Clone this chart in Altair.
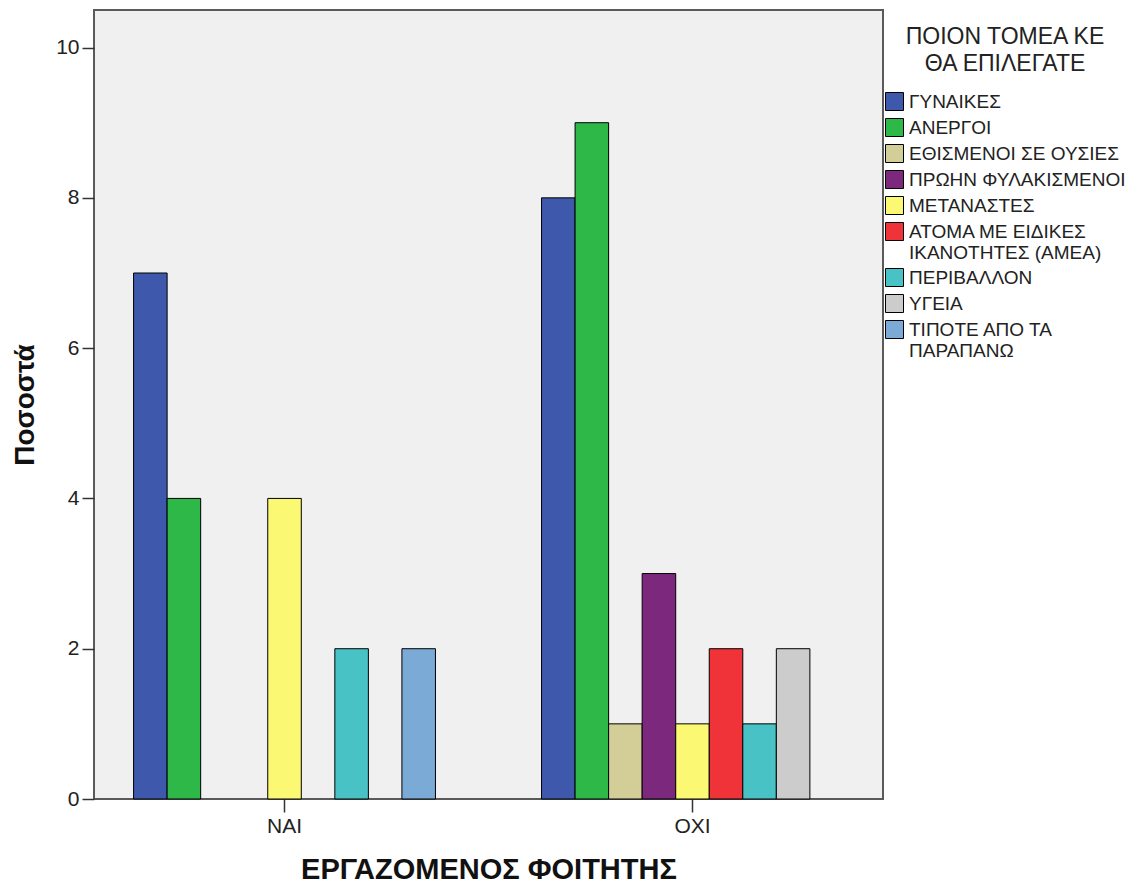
import altair as alt
import pandas as pd

groups = ["ΝΑΙ", "ΟΧΙ"]
categories = [
    "ΓΥΝΑΙΚΕΣ",
    "ΑΝΕΡΓΟΙ",
    "ΕΘΙΣΜΕΝΟΙ ΣΕ ΟΥΣΙΕΣ",
    "ΠΡΩΗΝ ΦΥΛΑΚΙΣΜΕΝΟΙ",
    "ΜΕΤΑΝΑΣΤΕΣ",
    "ΑΤΟΜΑ ΜΕ ΕΙΔΙΚΕΣ\nΙΚΑΝΟΤΗΤΕΣ (ΑΜΕΑ)",
    "ΠΕΡΙΒΑΛΛΟΝ",
    "ΥΓΕΙΑ",
    "ΤΙΠΟΤΕ ΑΠΟ ΤΑ\nΠΑΡΑΠΑΝΩ",
]
colors = ["#3e58ac", "#2eb848", "#d3ce97", "#7c287d", "#fbf873",
          "#ef3338", "#48c2c5", "#cccccc", "#7aaad5"]
values_nai = [7, 4, 0, 0, 4, 0, 2, 0, 2]
values_oxi = [8, 9, 1, 3, 1, 2, 1, 2, 0]

rows = []
for g, vals in zip(groups, [values_nai, values_oxi]):
    for c, v in zip(categories, vals):
        rows.append({"group": g, "cat": c, "value": v})
df = pd.DataFrame(rows)

FONT = "Liberation Sans"

chart = alt.Chart(df).transform_filter(
    alt.datum.value > 0
).mark_bar(stroke="black", strokeWidth=1).encode(
    x=alt.X("group:N", sort=groups,
            scale=alt.Scale(paddingInner=0.26, paddingOuter=0.097),
            axis=alt.Axis(title="ΕΡΓΑΖΟΜΕΝΟΣ ΦΟΙΤΗΤΗΣ", labelAngle=0,
                          tickSize=13, labelPadding=3, labelFontSize=21,
                          labelColor="#222", tickColor="#333", tickWidth=1.5,
                          domain=False, titleFontSize=29, titleFontWeight="bold",
                          titleColor="#111", titleY=70, titleBaseline="middle",
                          labelFont=FONT, titleFont=FONT)),
    xOffset=alt.XOffset("cat:N", sort=categories,
                        scale=alt.Scale(domain=categories, paddingInner=0, paddingOuter=0)),
    y=alt.Y("value:Q",
            scale=alt.Scale(domain=[0, 10.5], nice=False),
            axis=alt.Axis(title="Ποσοστά", values=[0, 2, 4, 6, 8, 10], grid=False,
                          tickSize=12, labelPadding=3, labelFontSize=21,
                          labelColor="#222", tickColor="#333", tickWidth=1.5,
                          domain=False, titleFontSize=28, titleFontWeight="bold",
                          titleColor="#111", titleX=-69, titleY=394.5,
                          titleBaseline="middle", titleAlign="center", titleAngle=-90,
                          labelFont=FONT, titleFont=FONT)),
    color=alt.Color("cat:N", sort=categories,
                    scale=alt.Scale(domain=categories, range=colors),
                    legend=alt.Legend(
                        title=["ΠΟΙΟΝ ΤΟΜΕΑ ΚΕ", "ΘΑ ΕΠΙΛΕΓΑΤΕ"],
                        orient="none", legendX=791, legendY=16,
                        titleFontSize=23, titleFontWeight="normal", titleLineHeight=27,
                        titleAnchor="middle", titleAlign="center", titleColor="#222",
                        titlePadding=16, titleFont=FONT, titleLimit=500,
                        labelFontSize=19, labelFont=FONT, labelColor="#222",
                        labelLimit=400, labelOffset=5,
                        labelExpr="split(datum.label, '\\n')",
                        symbolType="square", symbolSize=324,
                        symbolStrokeColor="black", symbolStrokeWidth=1,
                        symbolOpacity=1, rowPadding=3, padding=0,
                    )),
).properties(
    width=789, height=789,
    autosize=alt.AutoSizeParams(type="none"),
    padding={"left": 86, "top": 2, "right": 250, "bottom": 85},
).configure(
    background="white"
).configure_view(
    fill="#f0f0f0", stroke="#5a5a5a", strokeWidth=2
)

chart.save("out.html", embed_options={"renderer": "svg", "actions": False})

* * *

AIM -> Could you repeat all of the material exactly? Pictures should not be copied.

EXERCISE RESULT ->
Clone this chart in Altair.
import altair as alt
import pandas as pd

groups = ["ΝΑΙ", "ΟΧΙ"]
categories = [
    "ΓΥΝΑΙΚΕΣ",
    "ΑΝΕΡΓΟΙ",
    "ΕΘΙΣΜΕΝΟΙ ΣΕ ΟΥΣΙΕΣ",
    "ΠΡΩΗΝ ΦΥΛΑΚΙΣΜΕΝΟΙ",
    "ΜΕΤΑΝΑΣΤΕΣ",
    "ΑΤΟΜΑ ΜΕ ΕΙΔΙΚΕΣ\nΙΚΑΝΟΤΗΤΕΣ (ΑΜΕΑ)",
    "ΠΕΡΙΒΑΛΛΟΝ",
    "ΥΓΕΙΑ",
    "ΤΙΠΟΤΕ ΑΠΟ ΤΑ\nΠΑΡΑΠΑΝΩ",
]
colors = ["#3e58ac", "#2eb848", "#d3ce97", "#7c287d", "#fbf873",
          "#ef3338", "#48c2c5", "#cccccc", "#7aaad5"]
values_nai = [7, 4, 0, 0, 4, 0, 2, 0, 2]
values_oxi = [8, 9, 1, 3, 1, 2, 1, 2, 0]

rows = []
for g, vals in zip(groups, [values_nai, values_oxi]):
    for c, v in zip(categories, vals):
        rows.append({"group": g, "cat": c, "value": v})
df = pd.DataFrame(rows)

FONT = "Liberation Sans"

chart = alt.Chart(df).transform_filter(
    alt.datum.value > 0
).mark_bar(stroke="black", strokeWidth=1).encode(
    x=alt.X("group:N", sort=groups,
            scale=alt.Scale(paddingInner=0.26, paddingOuter=0.097),
            axis=alt.Axis(title="ΕΡΓΑΖΟΜΕΝΟΣ ΦΟΙΤΗΤΗΣ", labelAngle=0,
                          tickSize=13, labelPadding=3, labelFontSize=21,
                          labelColor="#222", tickColor="#333", tickWidth=1.5,
                          domain=False, titleFontSize=29, titleFontWeight="bold",
                          titleColor="#111", titleY=70, titleBaseline="middle",
                          labelFont=FONT, titleFont=FONT)),
    xOffset=alt.XOffset("cat:N", sort=categories,
                        scale=alt.Scale(domain=categories, paddingInner=0, paddingOuter=0)),
    y=alt.Y("value:Q",
            scale=alt.Scale(domain=[0, 10.5], nice=False),
            axis=alt.Axis(title="Ποσοστά", values=[0, 2, 4, 6, 8, 10], grid=False,
                          tickSize=12, labelPadding=3, labelFontSize=21,
                          labelColor="#222", tickColor="#333", tickWidth=1.5,
                          domain=False, titleFontSize=28, titleFontWeight="bold",
                          titleColor="#111", titleX=-69, titleY=394.5,
                          titleBaseline="middle", titleAlign="center", titleAngle=-90,
                          labelFont=FONT, titleFont=FONT)),
    color=alt.Color("cat:N", sort=categories,
                    scale=alt.Scale(domain=categories, range=colors),
                    legend=alt.Legend(
                        title=["ΠΟΙΟΝ ΤΟΜΕΑ ΚΕ", "ΘΑ ΕΠΙΛΕΓΑΤΕ"],
                        orient="none", legendX=791, legendY=16,
                        titleFontSize=23, titleFontWeight="normal", titleLineHeight=27,
                        titleAnchor="middle", titleAlign="center", titleColor="#222",
                        titlePadding=16, titleFont=FONT, titleLimit=500,
                        labelFontSize=19, labelFont=FONT, labelColor="#222",
                        labelLimit=400, labelOffset=5,
                        labelExpr="split(datum.label, '\\n')",
                        symbolType="square", symbolSize=324,
                        symbolStrokeColor="black", symbolStrokeWidth=1,
                        symbolOpacity=1, rowPadding=3, padding=0,
                    )),
).properties(
    width=789, height=789,
    autosize=alt.AutoSizeParams(type="none"),
    padding={"left": 86, "top": 2, "right": 250, "bottom": 85},
).configure(
    background="white"
).configure_view(
    fill="#f0f0f0", stroke="#5a5a5a", strokeWidth=2
)

chart.save("out.html", embed_options={"renderer": "svg", "actions": False})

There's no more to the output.